A new definition of companies with a “reduced market capitalisation” will be included as Article 2(1)(t) to allow certain smaller companies with securities admitted to trading on a regulated market with an average market capitalisation of EUR100,000,000 for the last three years (using end of year quotations) to take advantage of a proportionate disclosure regime. The detail of what the proportionate disclosure regime will require is not yet clear but this will be a welcome change for small cap issuers.
The proposed amendments leave the door open for further details to be provided on several points. Here are some of the areas to keep an eye on over the coming months:
PD Regulation changes
The EU institutions do not yet appear to have a timeframe in mind for revising the PD Regulation (809/2004/EC) to reflect consequential changes to the disclosure requirements set out in the various Annexes as a result of the amendments to the Directive.
It is rumoured that there could be a proposal to extend the PD Regulation disclosure requirements relating to shares to cover GDRs. As we do not have details of the proposed PD Regulation amendments yet, this is something to keep an eye out for as it would be a big change to current practice.
The proposals require the Commission to put forward definitions of “public offer”, “primary market” and “secondary market”. It is not clear why these are needed.
EUR1,000 “low denomination debt” threshold for Home Member State determination
A decision on whether to abolish this threshold will be left to the Commission to review within five years of the amended Directive coming into force. To recap, if debt securities with a denomination of under EUR1,000 are issued, EEA-incorporated issuers are only able to have prospectuses approved by the competent authority of the member state in which they are incorporated and non-EEA issuers are “locked in” to seeking approvals from the member state where they did their first EEA-listed debt issue after 31 December 2003.
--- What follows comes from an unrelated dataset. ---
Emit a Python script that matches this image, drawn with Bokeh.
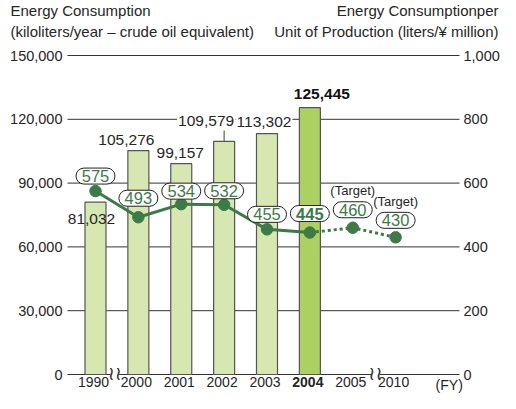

Proportionate rights issue disclosure regime
As mentioned above, it will be necessary for the EU to specify the details of what the reduced disclosure requirements for rights issues and “reduced capitalisation companies” will be compared with the ordinary equity standards of disclosure. It is as yet unclear when this will be done but it is perhaps likely that the detail will be included in the changes to the PD Regulation.
CESR is mandated to come up with guidelines regarding what will be considered to be “appropriate ongoing disclosure requirements and rules on market abuse” allowing rights issues for shares traded on multi-lateral trading facilities to be eligible to use the proportionate disclosure regime.
Format of Prospectus, Final Terms, Summary and Supplements
The revised Article 5(5) proposes that the Commission will lay down rules about the format of prospectuses, final terms, summaries and supplement and the detailed content and specific form of the key information to be included in the summary section. This is expected within 18 months of the amendment Directive coming into force.
The Commission is to establish a comparative table of Member States’ liability regimes which should prove useful for issuers and banks conducting Pan- European offerings.
When will the changes take effect?
The proposed amendments will not take direct effect in the Member States and the timing of seeing these changes implemented into national law around Europe is subject to the usual uncertainty of legislative processes in the various Member States. The following timeline shows the likely next steps.
16 June 2010
European Parliament vote on the proposals
Expected by the end of June 2010
Amendment Directive adopted By October 2010
Translation into the Member States’ languages*
End of October 2010
Publication of Directive in Official Journal
Mid-November 2010/20 days later
Directive comes into force
c. end May 2012
Deadline for Member State implementation into national law
* this could be done quicker, according to some Commission sources with a commensurate impact on the overall timetable
Note, however, that some Member States may have doctrines of interpretation which mean that market practices could be expected to be adapted to comply with new rules in advance of them being formally implemented in the relevant Member State law.